What you thought and what it really meant

You went to an e-commerce website to buy a headphone, the nice image somehow mislead you to an irrelevant one and you hit purchase, then you see a button called “Purchase by accident”, you immediately thought:

I just clicked on the wrong button, now I can go back. This site is brilliant!

The actual meaning was:

I just did a stupid thing, and now I’m regret!

You were browsing Facebook and you saw an appealing shoe ad with the sales price of $100 on the original price of $250, you thought:

This is a super good deal, I’m gonna save $150!

It actually was:

I’m gonna waste another $100 on my 4th pair of shoes this month!

While reading a self-help book, you thought:

This is great, I’m so motivated now.
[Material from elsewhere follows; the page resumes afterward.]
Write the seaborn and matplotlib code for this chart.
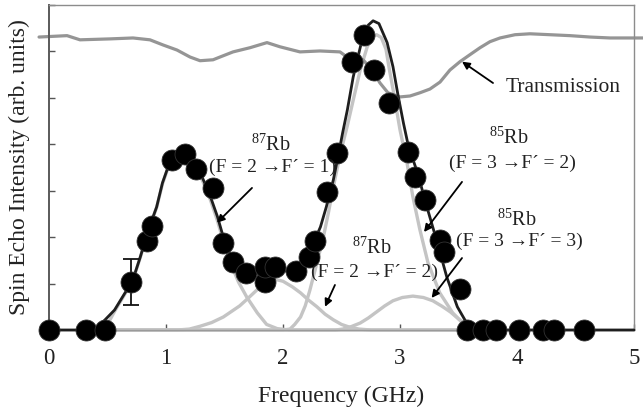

I will change to be successful!

It actually was:

Nothing new, just a nice written theory. I already knew it but I didn’t practise

When your cat was walking around and looking at you, screaming, you might think:

She loves being around me. She is so sweet!

But she meant:

I’m hungry, feed me now, my slave!

 

When you had a meeting and the other was still missing, she called “I’m on the way, just 5 more minutes”, you might think:

Oh, she’s almost arrive

But she actually meant:

I’m sleeping, what’s up? Oh shit, I forgot it. Wait a minute, I’ll be there. Wait wait wait, when I say a minute, I mean an hour!

When you felt bad and someone asked, “Are you ok? Do you need my help?”, and you replied:

I’m fine!

But you meant:

I’m not fine, but it’s none of your business anw

When you were lying at home, some called:

Are you free now?

You replied:

No, I’m busy!

Then you were supposed to say:

Yes, I’m totally free but I don’t like hanging out with you, or I’m having a good time at home

Someone asked “Can I borrow this one?”, then you were like:

Uhm, ohm

Your face said:

Hell no

When you were being asked about your success story, you told them:

Well, I saw it an opportunity, then I worked very hard and it’s got me today.

Your true story was:

Well, I didn’t know what to do then. I picked one random business. It failed. I tried another one, failed again. Then I kept trying. I started from the scratch with an idea about A, then I built B, got fucked up a lot. It turned out that C was the most successful thing and now I’m telling you about D.

You saw a random girl passing by, you walked along an said:

You are pretty!

What you actually wanted to say:

You are pretty. Netflix and chill?

You were browsing FB at the midnight and you thought:

It’s too late. I have to go sleep now!

Then, you realized:

Just five more minutes browsing to see if there’s something new. Oh not really. I have to check email… It’s been 5 minutes already, there must be something new, I have to check it out…

When you started to learn a new thing, you said to yourself:

I will spend at least 2 hours per day practising it. Soon I’ll become a master!

But, the true you said:

I’ll be learning for several days, then unless I have to use it at work, I’ll feel bored, or too busy, and quit.

When you said:

Fuck you!

You meant:

It’s not literally fuck, and I didn’t mean to fuck you, but fuck you!

When you were submitting a request and then a small box popped up:

Please wait a minute!

What it really meant:

Please wait a minute, but remember when I say I minute, I mean an hour, or maybe a year. So, good luck!